Search the records below for the word "script" and show every line where it occurs.

===== ITEMS =====

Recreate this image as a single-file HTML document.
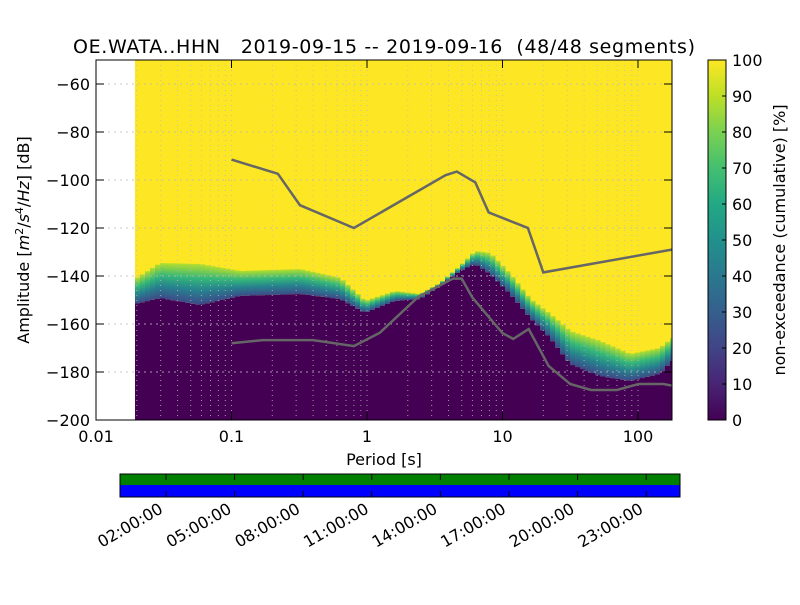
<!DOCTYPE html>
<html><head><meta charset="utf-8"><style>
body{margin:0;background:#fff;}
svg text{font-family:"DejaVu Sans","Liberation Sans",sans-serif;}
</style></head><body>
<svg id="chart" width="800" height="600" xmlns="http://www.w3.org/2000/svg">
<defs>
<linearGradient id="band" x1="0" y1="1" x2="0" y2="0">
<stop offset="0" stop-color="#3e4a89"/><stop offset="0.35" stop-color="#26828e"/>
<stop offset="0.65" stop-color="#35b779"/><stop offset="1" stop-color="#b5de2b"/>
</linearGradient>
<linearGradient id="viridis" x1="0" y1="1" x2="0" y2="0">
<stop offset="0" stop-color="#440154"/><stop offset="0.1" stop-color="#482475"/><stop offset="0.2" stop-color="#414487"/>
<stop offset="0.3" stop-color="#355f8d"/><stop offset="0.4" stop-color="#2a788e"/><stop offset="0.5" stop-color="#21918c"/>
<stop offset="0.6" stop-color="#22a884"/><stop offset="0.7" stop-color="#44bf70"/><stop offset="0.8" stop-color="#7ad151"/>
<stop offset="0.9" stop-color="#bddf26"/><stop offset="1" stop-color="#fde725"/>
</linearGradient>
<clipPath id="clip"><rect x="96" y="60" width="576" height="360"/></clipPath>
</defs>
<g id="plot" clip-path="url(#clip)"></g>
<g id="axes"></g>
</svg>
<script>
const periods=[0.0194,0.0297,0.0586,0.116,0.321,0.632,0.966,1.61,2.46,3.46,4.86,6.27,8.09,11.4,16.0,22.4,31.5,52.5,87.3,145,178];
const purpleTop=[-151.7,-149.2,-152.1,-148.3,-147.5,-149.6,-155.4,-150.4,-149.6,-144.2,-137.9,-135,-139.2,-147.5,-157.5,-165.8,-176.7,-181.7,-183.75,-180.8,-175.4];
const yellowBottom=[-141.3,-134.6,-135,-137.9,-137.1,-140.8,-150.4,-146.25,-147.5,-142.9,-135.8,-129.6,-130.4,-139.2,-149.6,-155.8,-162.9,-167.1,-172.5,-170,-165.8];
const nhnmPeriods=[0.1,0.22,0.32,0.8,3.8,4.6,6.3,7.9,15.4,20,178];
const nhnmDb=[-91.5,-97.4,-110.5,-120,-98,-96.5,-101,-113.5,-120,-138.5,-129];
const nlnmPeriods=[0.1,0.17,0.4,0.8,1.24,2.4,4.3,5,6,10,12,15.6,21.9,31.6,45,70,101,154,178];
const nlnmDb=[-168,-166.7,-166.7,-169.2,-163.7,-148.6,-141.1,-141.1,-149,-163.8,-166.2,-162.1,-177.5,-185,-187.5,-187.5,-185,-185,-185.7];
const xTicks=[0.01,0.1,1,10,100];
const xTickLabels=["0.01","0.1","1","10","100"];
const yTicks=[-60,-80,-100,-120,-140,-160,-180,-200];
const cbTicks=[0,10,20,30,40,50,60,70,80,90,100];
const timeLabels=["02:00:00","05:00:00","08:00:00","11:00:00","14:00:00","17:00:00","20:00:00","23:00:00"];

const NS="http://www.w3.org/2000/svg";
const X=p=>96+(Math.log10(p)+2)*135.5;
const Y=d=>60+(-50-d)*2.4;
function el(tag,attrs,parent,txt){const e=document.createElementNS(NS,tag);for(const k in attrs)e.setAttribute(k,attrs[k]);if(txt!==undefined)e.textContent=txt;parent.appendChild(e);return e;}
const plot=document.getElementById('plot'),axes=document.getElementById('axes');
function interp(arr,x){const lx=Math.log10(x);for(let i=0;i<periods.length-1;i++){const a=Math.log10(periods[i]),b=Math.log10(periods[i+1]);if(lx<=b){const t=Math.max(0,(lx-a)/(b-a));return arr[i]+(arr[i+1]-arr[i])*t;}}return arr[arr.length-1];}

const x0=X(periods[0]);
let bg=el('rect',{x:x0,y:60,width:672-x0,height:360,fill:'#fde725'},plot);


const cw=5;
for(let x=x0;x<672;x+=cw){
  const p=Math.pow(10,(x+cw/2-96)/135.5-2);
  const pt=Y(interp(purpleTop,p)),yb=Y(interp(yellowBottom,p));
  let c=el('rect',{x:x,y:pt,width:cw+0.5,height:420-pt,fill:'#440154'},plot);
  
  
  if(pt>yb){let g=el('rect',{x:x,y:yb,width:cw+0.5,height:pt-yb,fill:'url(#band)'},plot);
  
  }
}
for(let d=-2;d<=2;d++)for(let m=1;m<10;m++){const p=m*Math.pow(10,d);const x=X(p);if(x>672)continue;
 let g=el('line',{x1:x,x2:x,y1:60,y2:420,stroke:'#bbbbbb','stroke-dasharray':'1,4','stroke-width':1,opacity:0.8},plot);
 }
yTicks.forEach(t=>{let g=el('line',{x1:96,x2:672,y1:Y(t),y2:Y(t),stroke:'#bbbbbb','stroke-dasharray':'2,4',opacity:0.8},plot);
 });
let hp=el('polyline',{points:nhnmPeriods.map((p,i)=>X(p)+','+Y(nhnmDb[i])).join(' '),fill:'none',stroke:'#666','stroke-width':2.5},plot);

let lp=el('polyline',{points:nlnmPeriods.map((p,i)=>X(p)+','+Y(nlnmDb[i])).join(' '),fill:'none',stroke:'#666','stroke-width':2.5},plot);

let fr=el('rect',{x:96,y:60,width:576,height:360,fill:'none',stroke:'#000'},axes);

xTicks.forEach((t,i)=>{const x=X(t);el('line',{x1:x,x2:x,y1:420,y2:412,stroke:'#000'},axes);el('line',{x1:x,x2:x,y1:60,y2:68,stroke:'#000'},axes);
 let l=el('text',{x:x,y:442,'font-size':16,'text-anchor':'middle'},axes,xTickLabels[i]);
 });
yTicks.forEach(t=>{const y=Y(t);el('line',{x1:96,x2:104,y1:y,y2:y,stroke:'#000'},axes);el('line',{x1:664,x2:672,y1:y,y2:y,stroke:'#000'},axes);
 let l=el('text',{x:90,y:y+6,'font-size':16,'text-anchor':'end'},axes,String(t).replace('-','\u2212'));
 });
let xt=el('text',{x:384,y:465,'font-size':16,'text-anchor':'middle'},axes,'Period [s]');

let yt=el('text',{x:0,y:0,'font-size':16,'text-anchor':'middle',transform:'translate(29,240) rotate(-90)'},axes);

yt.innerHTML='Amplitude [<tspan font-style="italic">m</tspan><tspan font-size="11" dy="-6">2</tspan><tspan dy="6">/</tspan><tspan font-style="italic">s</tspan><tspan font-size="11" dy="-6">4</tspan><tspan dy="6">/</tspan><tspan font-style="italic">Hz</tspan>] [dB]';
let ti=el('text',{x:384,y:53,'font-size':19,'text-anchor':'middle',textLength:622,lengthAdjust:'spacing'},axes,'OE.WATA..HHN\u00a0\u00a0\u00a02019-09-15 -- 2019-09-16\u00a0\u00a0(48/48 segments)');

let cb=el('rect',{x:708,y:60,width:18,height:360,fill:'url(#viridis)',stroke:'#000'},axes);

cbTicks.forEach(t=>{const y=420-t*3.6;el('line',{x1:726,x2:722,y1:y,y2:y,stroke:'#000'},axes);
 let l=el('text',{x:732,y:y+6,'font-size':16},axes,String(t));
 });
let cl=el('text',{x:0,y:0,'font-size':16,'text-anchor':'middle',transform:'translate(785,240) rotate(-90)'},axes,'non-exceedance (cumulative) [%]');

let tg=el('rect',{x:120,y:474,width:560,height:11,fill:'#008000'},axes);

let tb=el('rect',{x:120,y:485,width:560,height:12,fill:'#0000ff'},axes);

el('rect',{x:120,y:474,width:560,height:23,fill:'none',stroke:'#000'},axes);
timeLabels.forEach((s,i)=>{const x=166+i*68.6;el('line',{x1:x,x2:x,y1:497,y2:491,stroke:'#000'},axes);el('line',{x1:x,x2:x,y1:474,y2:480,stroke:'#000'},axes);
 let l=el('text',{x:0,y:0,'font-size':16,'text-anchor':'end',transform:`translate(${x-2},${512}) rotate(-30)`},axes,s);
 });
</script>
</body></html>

=====
===== ITEMS =====

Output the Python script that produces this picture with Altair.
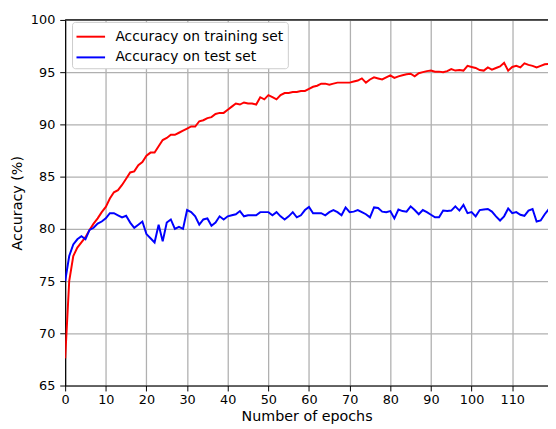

=====
===== ITEMS =====

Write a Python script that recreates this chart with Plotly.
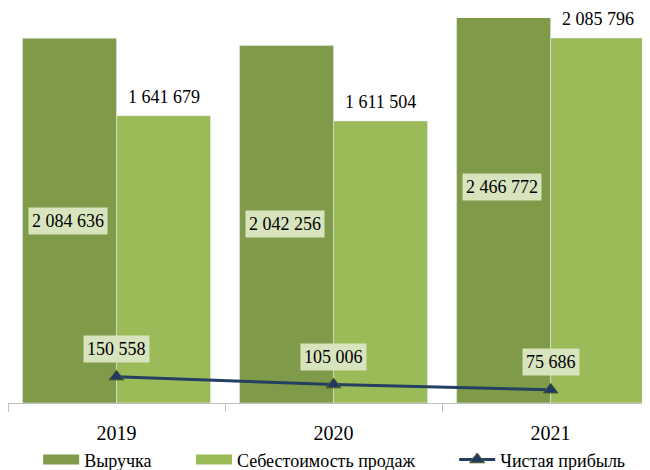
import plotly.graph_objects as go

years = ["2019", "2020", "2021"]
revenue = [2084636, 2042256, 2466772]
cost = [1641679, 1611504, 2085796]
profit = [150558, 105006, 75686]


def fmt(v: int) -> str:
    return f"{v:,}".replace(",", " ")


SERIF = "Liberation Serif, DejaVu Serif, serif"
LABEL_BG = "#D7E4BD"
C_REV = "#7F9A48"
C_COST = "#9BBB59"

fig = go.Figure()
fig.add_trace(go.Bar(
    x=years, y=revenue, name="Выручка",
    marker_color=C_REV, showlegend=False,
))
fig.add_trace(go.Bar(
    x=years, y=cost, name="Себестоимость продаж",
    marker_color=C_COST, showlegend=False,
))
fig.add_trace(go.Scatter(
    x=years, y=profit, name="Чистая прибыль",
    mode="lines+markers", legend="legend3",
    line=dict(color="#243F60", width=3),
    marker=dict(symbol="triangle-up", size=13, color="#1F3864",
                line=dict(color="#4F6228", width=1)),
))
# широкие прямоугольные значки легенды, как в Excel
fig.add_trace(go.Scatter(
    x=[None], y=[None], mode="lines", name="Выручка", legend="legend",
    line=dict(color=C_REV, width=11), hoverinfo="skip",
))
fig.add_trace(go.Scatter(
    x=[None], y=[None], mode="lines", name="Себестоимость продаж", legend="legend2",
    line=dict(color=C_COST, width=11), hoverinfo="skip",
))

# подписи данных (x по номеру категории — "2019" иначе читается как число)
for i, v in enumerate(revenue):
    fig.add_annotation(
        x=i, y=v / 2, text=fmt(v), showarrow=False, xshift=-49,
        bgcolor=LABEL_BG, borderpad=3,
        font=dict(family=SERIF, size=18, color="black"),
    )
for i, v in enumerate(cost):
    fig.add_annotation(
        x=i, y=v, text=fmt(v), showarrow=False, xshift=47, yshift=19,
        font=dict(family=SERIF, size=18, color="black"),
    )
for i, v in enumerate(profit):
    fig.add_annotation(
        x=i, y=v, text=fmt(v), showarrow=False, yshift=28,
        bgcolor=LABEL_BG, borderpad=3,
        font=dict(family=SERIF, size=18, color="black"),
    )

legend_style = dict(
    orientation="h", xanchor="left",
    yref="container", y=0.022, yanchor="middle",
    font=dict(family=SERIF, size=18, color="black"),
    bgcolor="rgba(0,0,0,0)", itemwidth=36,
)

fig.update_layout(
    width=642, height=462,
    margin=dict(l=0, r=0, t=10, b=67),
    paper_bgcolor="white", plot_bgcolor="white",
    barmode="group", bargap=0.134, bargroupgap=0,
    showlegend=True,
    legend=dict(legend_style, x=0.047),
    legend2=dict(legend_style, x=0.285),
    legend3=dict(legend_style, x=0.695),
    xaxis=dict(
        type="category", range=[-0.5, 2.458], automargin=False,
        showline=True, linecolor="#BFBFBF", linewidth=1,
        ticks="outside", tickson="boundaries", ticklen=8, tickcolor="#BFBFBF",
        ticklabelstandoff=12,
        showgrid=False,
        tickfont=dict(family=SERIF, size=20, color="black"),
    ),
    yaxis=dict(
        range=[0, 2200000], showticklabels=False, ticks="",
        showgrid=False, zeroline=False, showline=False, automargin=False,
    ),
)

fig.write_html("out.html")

=====

*WRITTEN SOLUTION*.
<script>
</script>
Output the Python script that produces this picture with Altair.
Write a Python script that recreates this chart with Plotly.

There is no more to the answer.